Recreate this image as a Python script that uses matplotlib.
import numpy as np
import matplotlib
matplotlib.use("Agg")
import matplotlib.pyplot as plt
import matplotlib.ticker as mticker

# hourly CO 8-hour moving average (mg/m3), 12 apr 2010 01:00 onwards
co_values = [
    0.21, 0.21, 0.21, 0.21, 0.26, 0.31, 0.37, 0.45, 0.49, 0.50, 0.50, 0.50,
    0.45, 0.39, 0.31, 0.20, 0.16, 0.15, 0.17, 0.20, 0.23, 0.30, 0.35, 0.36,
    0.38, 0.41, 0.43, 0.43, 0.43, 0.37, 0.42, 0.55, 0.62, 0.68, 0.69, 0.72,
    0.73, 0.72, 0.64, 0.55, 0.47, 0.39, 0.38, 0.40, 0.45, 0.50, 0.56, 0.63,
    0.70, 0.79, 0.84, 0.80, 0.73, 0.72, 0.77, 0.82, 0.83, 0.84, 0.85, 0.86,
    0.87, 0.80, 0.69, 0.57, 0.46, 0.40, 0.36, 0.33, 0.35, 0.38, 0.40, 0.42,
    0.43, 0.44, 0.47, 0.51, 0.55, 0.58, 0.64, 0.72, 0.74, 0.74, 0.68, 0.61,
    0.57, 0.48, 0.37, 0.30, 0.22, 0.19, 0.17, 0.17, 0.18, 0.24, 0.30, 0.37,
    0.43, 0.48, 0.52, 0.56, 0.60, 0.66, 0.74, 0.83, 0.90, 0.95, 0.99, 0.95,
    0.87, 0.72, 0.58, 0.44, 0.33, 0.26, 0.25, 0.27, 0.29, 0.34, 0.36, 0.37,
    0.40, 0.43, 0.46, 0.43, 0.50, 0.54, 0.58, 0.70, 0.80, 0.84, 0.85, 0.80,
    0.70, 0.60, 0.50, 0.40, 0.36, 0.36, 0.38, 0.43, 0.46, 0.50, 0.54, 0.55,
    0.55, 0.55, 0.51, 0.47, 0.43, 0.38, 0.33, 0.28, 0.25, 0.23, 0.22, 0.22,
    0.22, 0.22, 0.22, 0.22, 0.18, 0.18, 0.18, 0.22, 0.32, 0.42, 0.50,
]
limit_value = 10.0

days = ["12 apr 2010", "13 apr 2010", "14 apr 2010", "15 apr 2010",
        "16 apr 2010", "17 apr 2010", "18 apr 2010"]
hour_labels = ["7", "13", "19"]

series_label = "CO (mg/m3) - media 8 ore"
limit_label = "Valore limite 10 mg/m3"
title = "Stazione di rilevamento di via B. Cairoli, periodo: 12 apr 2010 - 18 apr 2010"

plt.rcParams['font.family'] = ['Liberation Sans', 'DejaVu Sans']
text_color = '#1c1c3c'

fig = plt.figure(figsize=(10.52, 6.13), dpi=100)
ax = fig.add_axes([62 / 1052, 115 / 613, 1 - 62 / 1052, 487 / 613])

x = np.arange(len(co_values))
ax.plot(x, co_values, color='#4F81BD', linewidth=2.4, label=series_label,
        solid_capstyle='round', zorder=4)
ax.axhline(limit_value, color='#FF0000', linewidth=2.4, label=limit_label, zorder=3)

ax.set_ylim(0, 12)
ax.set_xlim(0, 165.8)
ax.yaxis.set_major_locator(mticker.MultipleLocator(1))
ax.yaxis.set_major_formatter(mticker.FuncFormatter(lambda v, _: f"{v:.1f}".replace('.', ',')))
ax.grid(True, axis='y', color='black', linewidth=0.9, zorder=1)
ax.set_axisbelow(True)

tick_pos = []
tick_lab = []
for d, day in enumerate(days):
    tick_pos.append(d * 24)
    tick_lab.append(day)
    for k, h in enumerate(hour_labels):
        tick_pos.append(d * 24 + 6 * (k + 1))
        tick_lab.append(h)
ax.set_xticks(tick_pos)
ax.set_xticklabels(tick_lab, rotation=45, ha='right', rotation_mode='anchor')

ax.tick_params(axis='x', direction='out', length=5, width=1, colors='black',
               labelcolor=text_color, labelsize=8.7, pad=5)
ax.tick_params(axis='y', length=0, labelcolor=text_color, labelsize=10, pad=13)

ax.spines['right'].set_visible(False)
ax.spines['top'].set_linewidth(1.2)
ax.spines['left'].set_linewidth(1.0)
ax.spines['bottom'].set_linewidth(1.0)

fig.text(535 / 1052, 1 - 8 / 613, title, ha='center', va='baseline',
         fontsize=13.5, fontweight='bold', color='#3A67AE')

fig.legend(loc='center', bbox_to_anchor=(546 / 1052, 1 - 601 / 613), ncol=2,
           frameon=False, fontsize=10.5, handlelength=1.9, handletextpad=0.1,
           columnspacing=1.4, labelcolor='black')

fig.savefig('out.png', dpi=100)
====
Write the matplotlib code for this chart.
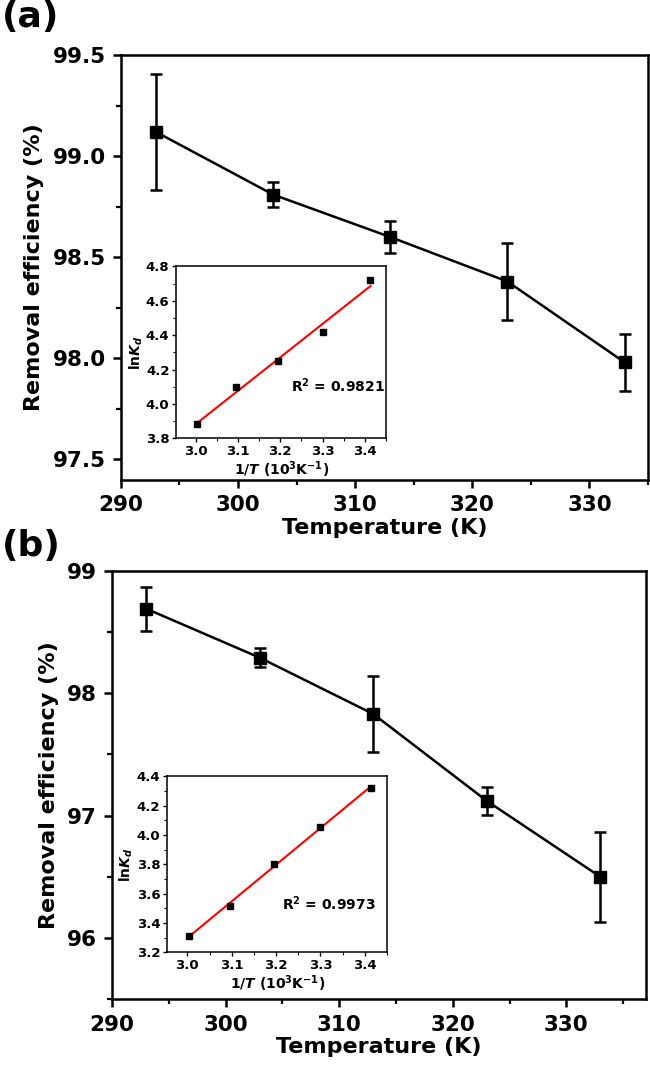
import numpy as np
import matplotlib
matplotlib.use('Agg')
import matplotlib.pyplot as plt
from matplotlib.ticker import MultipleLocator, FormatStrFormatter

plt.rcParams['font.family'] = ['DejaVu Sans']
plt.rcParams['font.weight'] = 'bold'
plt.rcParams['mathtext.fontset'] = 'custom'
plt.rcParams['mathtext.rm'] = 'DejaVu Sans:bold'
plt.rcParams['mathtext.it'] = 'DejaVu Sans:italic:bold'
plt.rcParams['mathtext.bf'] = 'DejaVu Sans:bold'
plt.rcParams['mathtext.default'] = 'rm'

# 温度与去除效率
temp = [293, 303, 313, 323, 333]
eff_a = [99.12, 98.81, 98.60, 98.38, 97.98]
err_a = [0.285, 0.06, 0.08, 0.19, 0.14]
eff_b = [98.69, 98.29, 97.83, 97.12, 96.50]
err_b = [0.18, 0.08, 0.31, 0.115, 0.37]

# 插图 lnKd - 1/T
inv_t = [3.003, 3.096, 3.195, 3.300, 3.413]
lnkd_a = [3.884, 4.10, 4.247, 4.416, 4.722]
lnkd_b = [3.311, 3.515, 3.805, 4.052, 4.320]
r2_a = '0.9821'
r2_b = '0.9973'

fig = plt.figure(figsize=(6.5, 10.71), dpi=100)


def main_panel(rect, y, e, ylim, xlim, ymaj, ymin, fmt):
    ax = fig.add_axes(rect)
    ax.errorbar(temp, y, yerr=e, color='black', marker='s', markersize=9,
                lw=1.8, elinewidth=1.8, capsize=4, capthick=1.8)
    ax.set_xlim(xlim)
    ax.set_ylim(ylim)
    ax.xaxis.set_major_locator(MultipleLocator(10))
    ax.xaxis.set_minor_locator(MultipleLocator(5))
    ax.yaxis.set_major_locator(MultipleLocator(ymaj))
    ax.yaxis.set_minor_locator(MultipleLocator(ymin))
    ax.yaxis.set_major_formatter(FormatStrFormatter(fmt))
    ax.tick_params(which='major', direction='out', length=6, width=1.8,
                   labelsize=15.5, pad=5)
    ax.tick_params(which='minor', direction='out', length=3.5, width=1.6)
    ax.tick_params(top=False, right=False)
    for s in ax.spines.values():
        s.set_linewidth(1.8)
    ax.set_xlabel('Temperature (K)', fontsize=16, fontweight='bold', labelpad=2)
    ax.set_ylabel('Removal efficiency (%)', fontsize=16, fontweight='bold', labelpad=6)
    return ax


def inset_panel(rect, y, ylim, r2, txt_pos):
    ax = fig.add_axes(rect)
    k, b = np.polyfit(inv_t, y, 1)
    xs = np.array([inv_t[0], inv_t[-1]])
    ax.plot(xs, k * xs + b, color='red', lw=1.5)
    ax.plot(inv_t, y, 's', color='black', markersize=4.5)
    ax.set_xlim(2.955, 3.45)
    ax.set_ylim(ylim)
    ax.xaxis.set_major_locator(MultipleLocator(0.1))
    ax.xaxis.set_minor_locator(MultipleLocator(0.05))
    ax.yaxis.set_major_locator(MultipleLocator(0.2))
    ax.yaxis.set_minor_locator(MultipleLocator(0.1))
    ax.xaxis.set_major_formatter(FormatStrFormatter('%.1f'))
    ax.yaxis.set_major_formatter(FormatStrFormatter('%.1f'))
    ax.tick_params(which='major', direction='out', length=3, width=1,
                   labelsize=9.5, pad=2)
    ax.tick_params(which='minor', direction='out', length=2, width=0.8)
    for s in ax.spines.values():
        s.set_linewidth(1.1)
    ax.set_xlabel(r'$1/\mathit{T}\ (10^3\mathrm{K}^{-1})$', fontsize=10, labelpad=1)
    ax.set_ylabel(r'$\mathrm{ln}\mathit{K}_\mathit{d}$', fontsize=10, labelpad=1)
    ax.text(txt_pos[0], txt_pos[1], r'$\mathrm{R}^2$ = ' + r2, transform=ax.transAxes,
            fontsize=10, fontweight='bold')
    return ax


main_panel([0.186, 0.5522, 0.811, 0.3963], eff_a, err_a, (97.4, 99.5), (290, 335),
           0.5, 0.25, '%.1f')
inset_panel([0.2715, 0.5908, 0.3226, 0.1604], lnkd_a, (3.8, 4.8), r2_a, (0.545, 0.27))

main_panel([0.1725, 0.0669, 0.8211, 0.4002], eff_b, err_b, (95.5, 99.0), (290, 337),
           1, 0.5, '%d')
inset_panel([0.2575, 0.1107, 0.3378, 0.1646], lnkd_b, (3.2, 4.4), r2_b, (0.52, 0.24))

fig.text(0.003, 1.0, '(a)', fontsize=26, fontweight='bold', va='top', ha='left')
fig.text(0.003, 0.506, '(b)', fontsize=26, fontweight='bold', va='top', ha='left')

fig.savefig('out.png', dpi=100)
====
Print everything from the line with "Write the matplotlib code for this chart." down to the line with "fig = plt.figure(figsize=(6.5, 10.71), dpi=100)" in the entries above, both lines included and nothing more, without the pictures.

Write the matplotlib code for this chart.
import numpy as np
import matplotlib
matplotlib.use('Agg')
import matplotlib.pyplot as plt
from matplotlib.ticker import MultipleLocator, FormatStrFormatter

plt.rcParams['font.family'] = ['DejaVu Sans']
plt.rcParams['font.weight'] = 'bold'
plt.rcParams['mathtext.fontset'] = 'custom'
plt.rcParams['mathtext.rm'] = 'DejaVu Sans:bold'
plt.rcParams['mathtext.it'] = 'DejaVu Sans:italic:bold'
plt.rcParams['mathtext.bf'] = 'DejaVu Sans:bold'
plt.rcParams['mathtext.default'] = 'rm'

# 温度与去除效率
temp = [293, 303, 313, 323, 333]
eff_a = [99.12, 98.81, 98.60, 98.38, 97.98]
err_a = [0.285, 0.06, 0.08, 0.19, 0.14]
eff_b = [98.69, 98.29, 97.83, 97.12, 96.50]
err_b = [0.18, 0.08, 0.31, 0.115, 0.37]

# 插图 lnKd - 1/T
inv_t = [3.003, 3.096, 3.195, 3.300, 3.413]
lnkd_a = [3.884, 4.10, 4.247, 4.416, 4.722]
lnkd_b = [3.311, 3.515, 3.805, 4.052, 4.320]
r2_a = '0.9821'
r2_b = '0.9973'

fig = plt.figure(figsize=(6.5, 10.71), dpi=100)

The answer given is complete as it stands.